▸ Problem to work on:
Extract word for word the lines of the listing from its start to the line holding "38.3, 39.2, 40.3];", both ends kept; pictures are not part of the copy.

▸ Data extract:
-*-*-
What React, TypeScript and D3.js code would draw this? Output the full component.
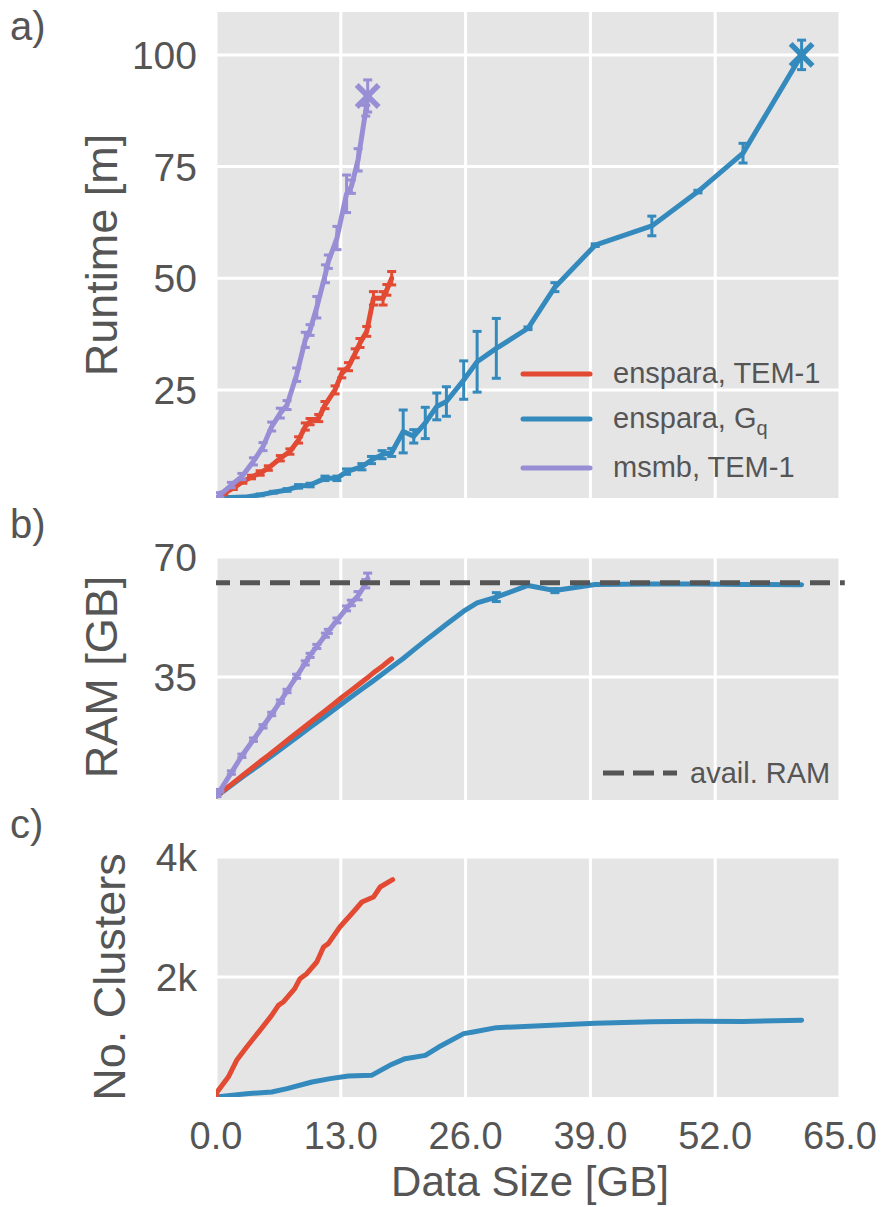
import React from "react";
import * as d3 from "d3";

// ---- tick values ----
const xTicks = [0, 13, 26, 39, 52, 65];
const runtimeTicks = [25, 50, 75, 100];
const ramTicks = [35, 70];
const clusterTicks = [2000, 4000];
const clusterTickLabels = ["2k", "4k"];

// ---- enspara, TEM-1 ----
const enspTemX = [0.1, 0.8, 1.8, 2.8, 3.7, 4.6, 5.45, 6.7, 7.7, 8.6, 9.3, 9.8, 10.7, 11.35, 12.4, 13.1, 13.8, 14.5, 15.0, 15.7, 16.4, 17.4, 17.8, 18.3];
const enspTemRuntime = [0.8, 1.8, 3.0, 4.5, 5.5, 6.4, 7.5, 9.7, 11.2, 13.8, 16.8, 17.9, 18.7, 21.6, 25.0, 28.7, 30.2, 33.2, 35.5, 38.1, 45.5, 45.5, 47.4, 50.0];
const enspTemRuntimeErr = [0.2, 0.3, 0.3, 0.4, 0.4, 0.5, 0.5, 0.6, 0.6, 0.7, 0.8, 0.7, 0.8, 0.8, 0.9, 1.0, 0.9, 1.0, 1.0, 1.1, 1.5, 1.5, 1.2, 1.5];
const enspTemRam = [0.3, 1.9, 4.1, 6.3, 8.3, 10.3, 12.1, 14.9, 17.1, 19.1, 20.6, 21.7, 23.7, 25.1, 27.4, 29.0, 30.5, 32.0, 33.1, 34.6, 36.2, 38.3, 39.2, 40.3];

// ---- enspara, Gq ----
const enspGqX = [0.1, 1.5, 3.0, 4.6, 6.0, 7.4, 8.6, 9.8, 11.35, 12.6, 13.6, 15.2, 16.2, 17.3, 18.3, 19.5, 20.6, 21.8, 23.0, 24.0, 25.8, 27.2, 29.2, 32.5, 35.3, 39.5, 45.4, 50.2, 54.9, 61.0];
const enspGqRuntime = [0.8, 0.9, 1.0, 1.5, 2.1, 2.6, 3.4, 3.7, 5.2, 5.2, 6.7, 7.8, 9.3, 10.5, 11.0, 15.7, 14.6, 17.6, 21.3, 22.4, 27.2, 31.3, 34.3, 38.8, 48.0, 57.4, 61.7, 69.4, 78.0, 100.0];
const enspGqRuntimeErr = [0.1, 0.1, 0.1, 0.2, 0.2, 0.3, 0.4, 0.4, 0.5, 0.5, 0.6, 0.7, 0.8, 0.9, 0.9, 4.8, 1.5, 3.5, 3.0, 3.3, 4.3, 6.8, 6.7, 0.3, 1.0, 0.3, 2.2, 0.3, 2.2, 3.3];
const enspGqRam = [0.3, 3.2, 6.3, 9.5, 12.4, 15.3, 17.8, 20.3, 23.5, 26.1, 28.2, 31.5, 33.5, 35.8, 37.9, 40.4, 42.9, 45.6, 48.2, 50.4, 54.2, 56.6, 58.3, 61.7, 60.2, 62.0, 62.1, 62.1, 62.0, 61.9];
const enspGqRamErr = [0, 0, 0, 0, 0, 0, 0, 0, 0, 0, 0, 0, 0, 0, 0, 0, 0, 0, 0, 0, 0, 0, 1.3, 0, 0.6, 0, 0, 0, 0, 0];

// ---- msmb, TEM-1 ----
const msmbTemX = [0.1, 0.4, 1.6, 2.7, 3.9, 4.9, 5.8, 6.7, 7.4, 8.4, 9.3, 9.8, 10.5, 11.4, 11.7, 12.6, 13.6, 14.1, 14.8, 15.6, 15.8];
const msmbTemRuntime = [0.8, 1.5, 3.7, 5.6, 9.0, 12.3, 16.8, 19.8, 21.6, 28.4, 36.2, 38.4, 43.5, 51.0, 53.7, 59.0, 68.9, 70.5, 76.5, 87.5, 90.8];
const msmbTemRuntimeErr = [0.3, 0.5, 0.6, 0.7, 0.8, 0.9, 1.0, 1.1, 1.0, 1.5, 1.7, 1.2, 2.4, 2.0, 1.5, 2.6, 4.2, 1.5, 2.5, 1.2, 3.6];
const msmbTemRam = [0.5, 1.8, 7.1, 12.0, 16.7, 20.6, 24.2, 27.8, 30.9, 35.2, 39.1, 41.3, 43.9, 47.2, 48.3, 51.5, 55.0, 56.6, 58.7, 62.2, 63.8];
const msmbTemRamErr = [0.4, 0.4, 0.5, 0.5, 0.5, 0.5, 0.5, 0.5, 0.5, 0.6, 0.6, 0.6, 0.6, 0.6, 0.6, 0.7, 0.7, 0.8, 1.2, 1.2, 1.5];

// ---- cluster counts ----
const clusterTemX = [0.0, 0.1, 1.28, 2.15, 3.2, 4.58, 5.8, 6.5, 7.0, 8.2, 8.75, 9.45, 10.5, 11.2, 11.7, 12.9, 14.3, 15.2, 16.4, 17.1, 18.4];
const clusterTemCount = [0, 80, 333, 611, 833, 1111, 1361, 1528, 1583, 1806, 1972, 2056, 2250, 2500, 2556, 2833, 3083, 3250, 3333, 3500, 3622];
const clusterGqX = [0.0, 3.2, 5.8, 7.4, 10.0, 11.9, 13.8, 16.2, 18.1, 19.7, 21.8, 23.2, 25.8, 26.8, 29.2, 32.7, 39.5, 45.4, 50.2, 54.9, 61.0];
const clusterGqCount = [0, 56, 83, 139, 250, 306, 350, 361, 528, 639, 694, 833, 1056, 1083, 1156, 1178, 1230, 1255, 1262, 1258, 1280];

// ---- available memory ----
const availRam = 62.5;
const availRamSpan = [0, 65.5];

const RED = "#E24A33";
const BLUE = "#348ABD";
const PURPLE = "#988ED5";
const TXT = "#555555";
const FONT = "'Liberation Sans', Arial, Helvetica, sans-serif";

const x = d3.scaleLinear().domain([0, 65]).range([216, 840]);
const yRun = d3.scaleLinear().domain([0.8, 109.6]).range([498, 12]);
const yRam = d3.scaleLinear().domain([-0.9, 70]).range([800, 557]);
const yClu = d3.scaleLinear().domain([0, 4000]).range([1097, 857]);

type Scale = d3.ScaleLinear<number, number>;

function Series({ xs, ys, errs, y, color, cross }: { xs: number[]; ys: number[]; errs?: number[]; y: Scale; color: string; cross?: boolean }) {
  const pts = xs.map((v, i) => [v, ys[i]] as [number, number]);
  const line = d3.line<[number, number]>().x((d) => x(d[0])).y((d) => y(d[1]));
  const last = pts[pts.length - 1];
  return (
    <g>
      <path d={line(pts) || ""} fill="none" stroke={color} strokeWidth={5} strokeLinejoin="round" strokeLinecap="round" />
      {errs &&
        pts.map((p, i) => {
          const e = errs[i];
          if (!e) return null;
          const cx = x(p[0]);
          const y0 = y(p[1] - e);
          const y1 = y(p[1] + e);
          return (
            <g key={i} stroke={color} strokeWidth={3}>
              <line x1={cx} x2={cx} y1={y0} y2={y1} />
              <line x1={cx - 4.5} x2={cx + 4.5} y1={y0} y2={y0} />
              <line x1={cx - 4.5} x2={cx + 4.5} y1={y1} y2={y1} />
            </g>
          );
        })}
      {cross && (
        <g stroke={color} strokeWidth={5.5}>
          <line x1={x(last[0]) - 11} x2={x(last[0]) + 11} y1={y(last[1]) - 11} y2={y(last[1]) + 11} />
          <line x1={x(last[0]) - 11} x2={x(last[0]) + 11} y1={y(last[1]) + 11} y2={y(last[1]) - 11} />
        </g>
      )}
    </g>
  );
}

function Panel({ y, ticks, labels, id, children }: { y: Scale; ticks: number[]; labels: string[]; id: string; children: React.ReactNode }) {
  const [bottom, top] = y.range();
  return (
    <g>
      <rect x={x(0)} y={top} width={x(65) - x(0)} height={bottom - top} fill="#E5E5E5" />
      <clipPath id={id}>
        <rect x={x(0)} y={top} width={x(65) - x(0)} height={bottom - top} />
      </clipPath>
      <g clipPath={`url(#${id})`} stroke="#ffffff" strokeWidth={3}>
        {xTicks.map((t) => (
          <line key={"v" + t} x1={x(t)} x2={x(t)} y1={top} y2={bottom} />
        ))}
        {ticks.map((t) => (
          <line key={"h" + t} x1={x(0)} x2={x(65)} y1={y(t)} y2={y(t)} />
        ))}
      </g>
      {ticks.map((t, i) => (
        <text key={"l" + t} x={197} y={y(t) + 14} textAnchor="end" fontSize={39} fill={TXT} fontFamily={FONT}>
          {labels[i]}
        </text>
      ))}
      {children}
    </g>
  );
}

export default function App() {
  const legendRows = [
    { color: RED, y: 374, label: <>enspara, TEM-1</> },
    { color: BLUE, y: 419, label: <>enspara, G<tspan fontSize={20} dy={7}>q</tspan></> },
    { color: PURPLE, y: 468, label: <>msmb, TEM-1</> },
  ];
  return (
    <svg width={886} height={1207} style={{ position: "absolute", left: 0, top: 0, background: "#ffffff" }} fontFamily={FONT}>
      {/* a) runtime */}
      <Panel y={yRun} ticks={runtimeTicks} labels={runtimeTicks.map(String)} id="clipA">
        <g clipPath="url(#clipA)">
          <Series xs={enspGqX} ys={enspGqRuntime} errs={enspGqRuntimeErr} y={yRun} color={BLUE} cross />
          <Series xs={enspTemX} ys={enspTemRuntime} errs={enspTemRuntimeErr} y={yRun} color={RED} />
          <Series xs={msmbTemX} ys={msmbTemRuntime} errs={msmbTemRuntimeErr} y={yRun} color={PURPLE} cross />
        </g>
        {legendRows.map((r, i) => (
          <g key={i}>
            <line x1={523} x2={590} y1={r.y} y2={r.y} stroke={r.color} strokeWidth={5} strokeLinecap="round" />
            <text x={613} y={r.y + 9} fontSize={29} fill={TXT}>
              {r.label}
            </text>
          </g>
        ))}
      </Panel>

      {/* b) memory */}
      <Panel y={yRam} ticks={ramTicks} labels={ramTicks.map(String)} id="clipB">
        <g clipPath="url(#clipB)">
          <Series xs={enspGqX} ys={enspGqRam} errs={enspGqRamErr} y={yRam} color={BLUE} />
          <Series xs={enspTemX} ys={enspTemRam} y={yRam} color={RED} />
          <Series xs={msmbTemX} ys={msmbTemRam} errs={msmbTemRamErr} y={yRam} color={PURPLE} />
        </g>
        <line
          x1={x(availRamSpan[0])}
          x2={x(availRamSpan[1])}
          y1={yRam(availRam)}
          y2={yRam(availRam)}
          stroke="#555555"
          strokeWidth={5}
          strokeDasharray="20,10"
          strokeDashoffset={6}
        />
        <line x1={603} x2={677} y1={773} y2={773} stroke="#555555" strokeWidth={5} strokeDasharray="21,9" />
        <text x={690} y={783} fontSize={29} fill={TXT}>
          avail. RAM
        </text>
      </Panel>

      {/* c) cluster count */}
      <Panel y={yClu} ticks={clusterTicks} labels={clusterTickLabels} id="clipC">
        <g clipPath="url(#clipC)">
          <Series xs={clusterGqX} ys={clusterGqCount} y={yClu} color={BLUE} />
          <Series xs={clusterTemX} ys={clusterTemCount} y={yClu} color={RED} />
        </g>
      </Panel>

      {/* x axis */}
      {xTicks.map((t) => (
        <text key={t} x={x(t)} y={1149} textAnchor="middle" fontSize={38} fill={TXT}>
          {d3.format(".1f")(t)}
        </text>
      ))}
      <text x={530} y={1196} textAnchor="middle" fontSize={42} fill={TXT}>
        Data Size [GB]
      </text>

      {/* y axis titles */}
      <text transform="translate(117,255) rotate(-90)" textAnchor="middle" fontSize={45} fill={TXT}>
        Runtime [m]
      </text>
      <text transform="translate(117,677) rotate(-90)" textAnchor="middle" fontSize={45} fill={TXT}>
        RAM [GB]
      </text>
      <text transform="translate(125,977) rotate(-90)" textAnchor="middle" fontSize={45} fill={TXT}>
        No. Clusters
      </text>

      {/* panel letters */}
      <text x={10} y={40} fontSize={40} fill={TXT}>a)</text>
      <text x={10} y={538} fontSize={40} fill={TXT}>b)</text>
      <text x={10} y={838} fontSize={40} fill={TXT}>c)</text>
    </svg>
  );
}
-*-*-
▸ Response for this exercise:
What React, TypeScript and D3.js code would draw this? Output the full component.
import React from "react";
import * as d3 from "d3";

// ---- tick values ----
const xTicks = [0, 13, 26, 39, 52, 65];
const runtimeTicks = [25, 50, 75, 100];
const ramTicks = [35, 70];
const clusterTicks = [2000, 4000];
const clusterTickLabels = ["2k", "4k"];

// ---- enspara, TEM-1 ----
const enspTemX = [0.1, 0.8, 1.8, 2.8, 3.7, 4.6, 5.45, 6.7, 7.7, 8.6, 9.3, 9.8, 10.7, 11.35, 12.4, 13.1, 13.8, 14.5, 15.0, 15.7, 16.4, 17.4, 17.8, 18.3];
const enspTemRuntime = [0.8, 1.8, 3.0, 4.5, 5.5, 6.4, 7.5, 9.7, 11.2, 13.8, 16.8, 17.9, 18.7, 21.6, 25.0, 28.7, 30.2, 33.2, 35.5, 38.1, 45.5, 45.5, 47.4, 50.0];
const enspTemRuntimeErr = [0.2, 0.3, 0.3, 0.4, 0.4, 0.5, 0.5, 0.6, 0.6, 0.7, 0.8, 0.7, 0.8, 0.8, 0.9, 1.0, 0.9, 1.0, 1.0, 1.1, 1.5, 1.5, 1.2, 1.5];
const enspTemRam = [0.3, 1.9, 4.1, 6.3, 8.3, 10.3, 12.1, 14.9, 17.1, 19.1, 20.6, 21.7, 23.7, 25.1, 27.4, 29.0, 30.5, 32.0, 33.1, 34.6, 36.2, 38.3, 39.2, 40.3];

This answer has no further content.